2. Set Discount Limits
– Define maximum discount thresholds: Configure the maximum allowable discount for each product or quote. This can be done in the CPQ system by setting a limit for percentage-based or fixed amount discounts.
– Tiered discounting: If you want different discount limits for various customer segments, products, or deal sizes, configure these tiers within the CPQ. For example, large enterprise customers may be eligible for higher discounts compared to smaller customers.
3. Implement Approval-Based Discount Rules
– Approval workflow setup: Configure approval workflows that are triggered when discounts exceed predefined thresholds. The system should automatically send requests for higher-level approval if sales reps apply discounts beyond the allowable limit.
– Approval hierarchy: Set up approval hierarchies where higher discount levels require approval from senior managers or executives. These can be role-based or deal-size-based.
– Custom approval flows: Create custom approval workflows based on specific business needs, such as geographical location, deal complexity, or customer history.
4. Integrate Discount Rules with Other Systems
– CRM and ERP integration: Ensure the CPQ system integrates with your CRM and ERP systems. This integration helps maintain consistent pricing rules across all touchpoints, from customer management to order processing.
– Pricing data sync: Sync your product catalog, pricing models, and discount rules across all integrated systems to ensure that the same discount logic is applied universally.
5. Configure Customer Segmentation Rules
– Segment customers: Set up rules that define which customers are eligible for discounts, such as volume-based discounts or loyalty discounts for repeat customers.

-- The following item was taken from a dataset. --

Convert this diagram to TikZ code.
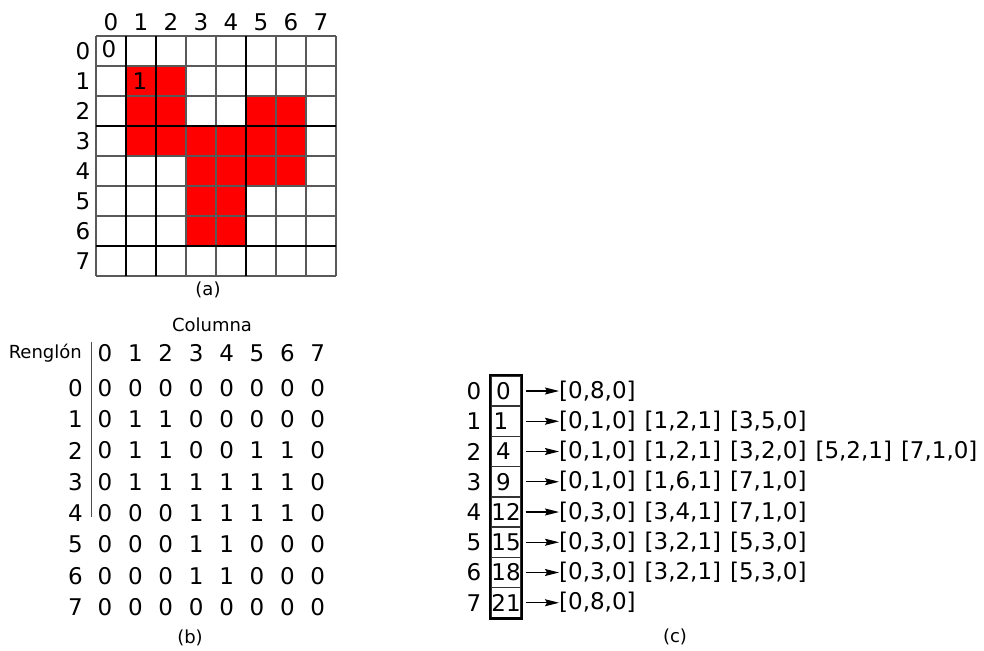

– Special pricing for key accounts: Configure special discount rules for specific high-value or strategic customers, ensuring they receive tailored pricing based on negotiated agreements or long-term relationships.
6. Automate Discount Calculations
– Auto-apply discounts: Configure the CPQ system to automatically apply discounts based on predefined criteria, such as customer type, order size, or promotion codes.
– Conditional discounting: Set up conditional discount rules that only apply under certain circumstances (e.g., when the customer orders more than a certain quantity or during a specific promotional period).
7. Monitor and Track Discount Applications
– Discount reporting: Enable reporting within the CPQ system to monitor how discounts are being applied. This can help identify trends and ensure that the discounting strategy is being followed properly.
– Audit trail: Implement an audit trail feature within the CPQ system to track who applied the discount, when, and the approval process if applicable.
8. Test Discount Rules Before Full Rollout
– Simulate discount scenarios: Before fully deploying the discount rules, test the system with different types of quotes, customers, and discount scenarios to ensure everything works as expected. This helps identify any issues with threshold enforcement or integration with other systems.
– User training: Provide training to sales teams and relevant users on how discounting works within the CPQ system, including the rules and workflows for applying discounts and seeking approval.
9. Regular Review and Adjustment of Discount Rules
– Continuous optimization: Set up a process to regularly review and optimize discount rules based on market changes, sales performance, and customer feedback.
– Feedback loops: Collect feedback from sales reps and managers on the ease and effectiveness of the discounting process, and adjust the rules as needed.
Following these steps will help you configure your CPQ software to automate discounting, enforce consistent pricing, and streamline approval workflows while protecting profitability and ensuring that your sales teams can efficiently close deals.